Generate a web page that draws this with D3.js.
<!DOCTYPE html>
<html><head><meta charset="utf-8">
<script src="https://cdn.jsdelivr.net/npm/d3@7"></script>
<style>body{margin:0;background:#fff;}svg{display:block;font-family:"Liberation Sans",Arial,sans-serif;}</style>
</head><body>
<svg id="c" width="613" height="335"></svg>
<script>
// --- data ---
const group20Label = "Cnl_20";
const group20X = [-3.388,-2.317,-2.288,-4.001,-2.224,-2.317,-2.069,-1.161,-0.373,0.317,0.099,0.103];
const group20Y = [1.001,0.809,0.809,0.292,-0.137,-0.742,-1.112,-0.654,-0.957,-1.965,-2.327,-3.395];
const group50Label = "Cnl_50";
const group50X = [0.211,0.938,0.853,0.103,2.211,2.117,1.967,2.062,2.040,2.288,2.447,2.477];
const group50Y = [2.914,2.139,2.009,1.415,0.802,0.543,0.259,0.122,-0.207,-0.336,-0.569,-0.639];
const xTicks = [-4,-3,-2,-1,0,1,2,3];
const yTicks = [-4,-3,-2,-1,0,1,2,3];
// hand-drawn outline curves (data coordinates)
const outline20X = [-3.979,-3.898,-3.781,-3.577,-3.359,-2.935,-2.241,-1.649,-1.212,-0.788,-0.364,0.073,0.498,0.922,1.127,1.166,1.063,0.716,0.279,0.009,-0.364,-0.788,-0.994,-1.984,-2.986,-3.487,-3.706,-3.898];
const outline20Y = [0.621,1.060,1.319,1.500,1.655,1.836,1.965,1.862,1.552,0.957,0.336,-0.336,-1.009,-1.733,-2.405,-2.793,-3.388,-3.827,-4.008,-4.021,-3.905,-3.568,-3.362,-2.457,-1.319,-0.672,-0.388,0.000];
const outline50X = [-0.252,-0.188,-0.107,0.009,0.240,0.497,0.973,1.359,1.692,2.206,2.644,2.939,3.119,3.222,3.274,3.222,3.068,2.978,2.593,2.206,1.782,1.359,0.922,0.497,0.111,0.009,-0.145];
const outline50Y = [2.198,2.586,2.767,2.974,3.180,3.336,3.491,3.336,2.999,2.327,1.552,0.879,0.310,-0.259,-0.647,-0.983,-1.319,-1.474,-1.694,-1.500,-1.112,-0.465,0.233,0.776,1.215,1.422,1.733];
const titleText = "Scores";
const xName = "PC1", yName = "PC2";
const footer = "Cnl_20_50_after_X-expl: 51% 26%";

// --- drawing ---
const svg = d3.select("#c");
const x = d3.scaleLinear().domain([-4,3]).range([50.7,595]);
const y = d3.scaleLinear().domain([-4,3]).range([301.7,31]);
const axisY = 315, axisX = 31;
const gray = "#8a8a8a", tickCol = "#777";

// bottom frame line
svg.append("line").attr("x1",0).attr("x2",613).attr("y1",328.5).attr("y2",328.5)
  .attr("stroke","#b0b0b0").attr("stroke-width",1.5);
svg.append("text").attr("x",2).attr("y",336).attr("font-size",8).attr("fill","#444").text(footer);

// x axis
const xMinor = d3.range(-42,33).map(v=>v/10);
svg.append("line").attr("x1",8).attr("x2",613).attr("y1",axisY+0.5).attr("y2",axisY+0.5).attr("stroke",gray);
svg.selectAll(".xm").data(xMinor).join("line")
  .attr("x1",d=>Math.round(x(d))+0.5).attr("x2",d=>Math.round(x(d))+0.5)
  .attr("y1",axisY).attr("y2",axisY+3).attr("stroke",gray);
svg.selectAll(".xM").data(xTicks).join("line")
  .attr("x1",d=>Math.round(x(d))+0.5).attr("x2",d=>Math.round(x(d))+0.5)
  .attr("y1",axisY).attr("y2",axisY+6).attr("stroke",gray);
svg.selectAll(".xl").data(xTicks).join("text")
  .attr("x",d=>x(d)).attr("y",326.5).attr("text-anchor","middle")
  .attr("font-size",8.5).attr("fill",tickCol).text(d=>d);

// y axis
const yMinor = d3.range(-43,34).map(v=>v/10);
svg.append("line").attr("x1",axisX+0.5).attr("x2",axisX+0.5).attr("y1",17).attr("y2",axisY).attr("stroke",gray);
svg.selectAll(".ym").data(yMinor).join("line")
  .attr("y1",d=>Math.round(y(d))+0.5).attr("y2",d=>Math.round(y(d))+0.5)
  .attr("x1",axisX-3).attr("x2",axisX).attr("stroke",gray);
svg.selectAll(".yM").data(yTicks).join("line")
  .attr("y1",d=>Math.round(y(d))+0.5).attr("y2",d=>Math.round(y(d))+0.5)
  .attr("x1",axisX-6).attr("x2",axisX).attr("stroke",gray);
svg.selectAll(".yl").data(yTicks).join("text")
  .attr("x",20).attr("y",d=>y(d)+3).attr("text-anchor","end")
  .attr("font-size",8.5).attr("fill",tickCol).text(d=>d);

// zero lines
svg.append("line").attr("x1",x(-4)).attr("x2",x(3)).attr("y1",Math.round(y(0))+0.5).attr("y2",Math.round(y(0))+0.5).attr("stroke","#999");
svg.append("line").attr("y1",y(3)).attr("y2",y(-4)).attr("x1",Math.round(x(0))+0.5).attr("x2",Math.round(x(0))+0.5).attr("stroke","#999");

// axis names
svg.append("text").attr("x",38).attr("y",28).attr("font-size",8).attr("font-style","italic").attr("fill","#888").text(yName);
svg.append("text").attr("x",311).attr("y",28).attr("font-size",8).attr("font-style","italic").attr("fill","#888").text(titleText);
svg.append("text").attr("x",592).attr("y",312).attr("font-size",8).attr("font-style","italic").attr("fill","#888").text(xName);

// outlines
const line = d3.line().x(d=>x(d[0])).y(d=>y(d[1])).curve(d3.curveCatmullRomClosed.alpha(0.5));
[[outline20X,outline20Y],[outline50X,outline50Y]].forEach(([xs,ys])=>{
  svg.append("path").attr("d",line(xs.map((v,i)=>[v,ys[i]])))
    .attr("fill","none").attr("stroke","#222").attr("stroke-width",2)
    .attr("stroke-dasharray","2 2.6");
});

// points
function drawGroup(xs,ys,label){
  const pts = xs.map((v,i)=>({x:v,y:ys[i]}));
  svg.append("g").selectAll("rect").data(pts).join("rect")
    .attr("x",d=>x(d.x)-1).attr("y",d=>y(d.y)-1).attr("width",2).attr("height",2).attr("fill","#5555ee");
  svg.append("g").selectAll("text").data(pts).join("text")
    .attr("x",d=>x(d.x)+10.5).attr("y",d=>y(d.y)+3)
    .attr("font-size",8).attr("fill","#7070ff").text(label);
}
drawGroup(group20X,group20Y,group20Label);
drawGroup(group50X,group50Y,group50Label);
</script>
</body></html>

★ ★ ★

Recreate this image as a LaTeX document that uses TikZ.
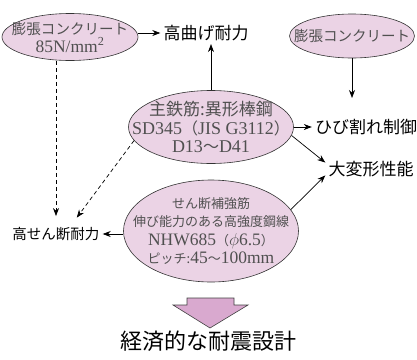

★ ★ ★

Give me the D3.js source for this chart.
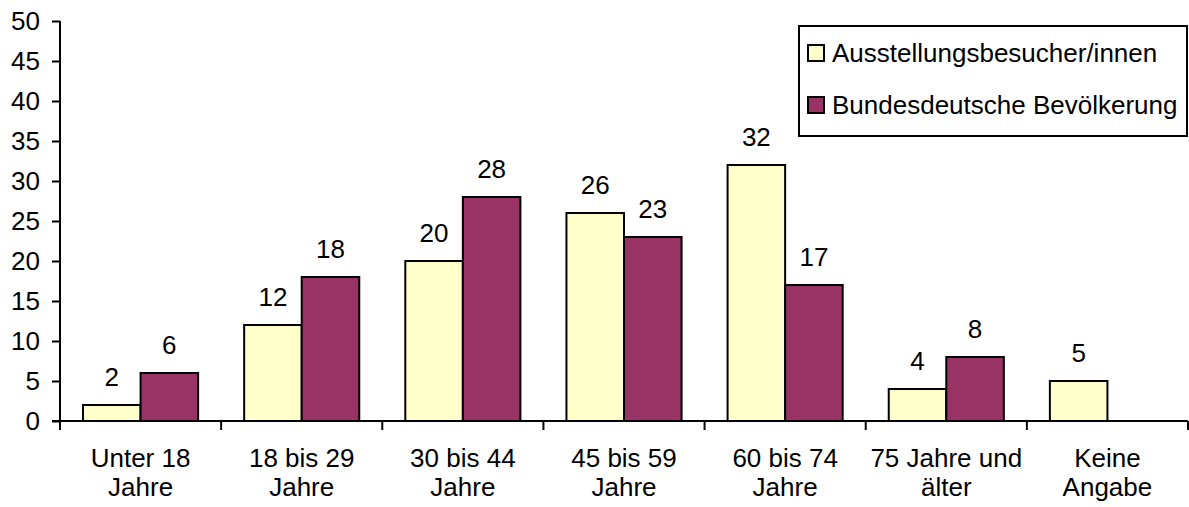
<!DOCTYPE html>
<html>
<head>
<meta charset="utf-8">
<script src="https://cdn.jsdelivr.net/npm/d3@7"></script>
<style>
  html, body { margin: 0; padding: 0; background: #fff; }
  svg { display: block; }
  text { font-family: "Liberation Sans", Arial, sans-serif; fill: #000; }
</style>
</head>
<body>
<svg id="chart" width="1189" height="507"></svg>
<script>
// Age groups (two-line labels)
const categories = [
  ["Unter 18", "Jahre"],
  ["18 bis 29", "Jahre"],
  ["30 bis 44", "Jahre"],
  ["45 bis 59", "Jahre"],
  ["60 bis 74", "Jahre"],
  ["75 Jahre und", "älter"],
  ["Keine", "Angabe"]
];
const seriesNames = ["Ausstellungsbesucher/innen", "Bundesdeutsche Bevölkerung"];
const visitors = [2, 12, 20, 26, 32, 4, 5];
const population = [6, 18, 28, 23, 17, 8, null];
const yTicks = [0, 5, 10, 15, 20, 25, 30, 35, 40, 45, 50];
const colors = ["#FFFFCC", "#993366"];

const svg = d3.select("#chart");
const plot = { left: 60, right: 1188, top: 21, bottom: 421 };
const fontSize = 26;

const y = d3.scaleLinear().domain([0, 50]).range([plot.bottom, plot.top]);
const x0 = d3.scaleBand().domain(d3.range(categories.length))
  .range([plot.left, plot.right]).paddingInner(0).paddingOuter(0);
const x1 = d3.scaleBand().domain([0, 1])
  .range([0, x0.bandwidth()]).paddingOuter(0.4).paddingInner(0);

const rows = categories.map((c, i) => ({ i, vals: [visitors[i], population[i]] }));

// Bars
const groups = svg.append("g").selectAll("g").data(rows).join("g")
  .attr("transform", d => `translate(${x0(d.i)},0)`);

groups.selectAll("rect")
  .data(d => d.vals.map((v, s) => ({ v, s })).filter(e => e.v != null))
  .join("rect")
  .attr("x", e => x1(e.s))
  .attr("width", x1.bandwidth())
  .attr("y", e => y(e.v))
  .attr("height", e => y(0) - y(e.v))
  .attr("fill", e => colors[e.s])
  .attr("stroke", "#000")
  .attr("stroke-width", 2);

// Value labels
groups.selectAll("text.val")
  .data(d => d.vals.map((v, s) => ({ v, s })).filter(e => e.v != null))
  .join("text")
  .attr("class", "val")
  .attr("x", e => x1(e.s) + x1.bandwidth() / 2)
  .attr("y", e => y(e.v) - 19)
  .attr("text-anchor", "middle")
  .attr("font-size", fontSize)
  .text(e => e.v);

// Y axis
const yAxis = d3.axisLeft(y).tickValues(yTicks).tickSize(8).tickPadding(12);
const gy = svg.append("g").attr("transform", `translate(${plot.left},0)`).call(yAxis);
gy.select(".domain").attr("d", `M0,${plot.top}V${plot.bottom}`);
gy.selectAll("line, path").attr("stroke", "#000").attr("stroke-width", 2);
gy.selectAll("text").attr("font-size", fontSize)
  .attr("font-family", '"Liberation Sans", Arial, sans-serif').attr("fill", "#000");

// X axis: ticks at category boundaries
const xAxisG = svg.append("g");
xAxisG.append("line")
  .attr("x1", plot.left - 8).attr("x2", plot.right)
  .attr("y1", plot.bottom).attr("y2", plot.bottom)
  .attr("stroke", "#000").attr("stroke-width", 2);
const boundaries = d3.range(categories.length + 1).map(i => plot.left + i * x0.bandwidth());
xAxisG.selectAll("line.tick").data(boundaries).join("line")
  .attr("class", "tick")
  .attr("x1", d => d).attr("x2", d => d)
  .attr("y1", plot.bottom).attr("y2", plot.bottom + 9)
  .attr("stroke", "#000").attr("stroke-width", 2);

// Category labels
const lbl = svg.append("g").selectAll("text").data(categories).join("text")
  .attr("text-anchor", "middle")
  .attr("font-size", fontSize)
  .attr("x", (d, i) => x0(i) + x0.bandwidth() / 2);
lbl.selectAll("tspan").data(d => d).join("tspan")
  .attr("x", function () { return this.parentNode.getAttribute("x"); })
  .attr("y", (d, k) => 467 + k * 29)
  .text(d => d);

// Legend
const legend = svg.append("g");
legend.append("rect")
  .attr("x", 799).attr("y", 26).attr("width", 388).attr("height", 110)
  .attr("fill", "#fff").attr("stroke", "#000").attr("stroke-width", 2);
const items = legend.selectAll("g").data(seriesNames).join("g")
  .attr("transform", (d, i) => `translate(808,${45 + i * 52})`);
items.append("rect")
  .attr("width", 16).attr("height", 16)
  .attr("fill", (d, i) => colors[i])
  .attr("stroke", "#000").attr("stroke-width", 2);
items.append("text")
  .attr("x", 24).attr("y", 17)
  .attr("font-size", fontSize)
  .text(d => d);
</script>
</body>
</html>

★ ★ ★

Required work:
Your answer should be only the number of lines that hold the word "this".

Exercise answer:
4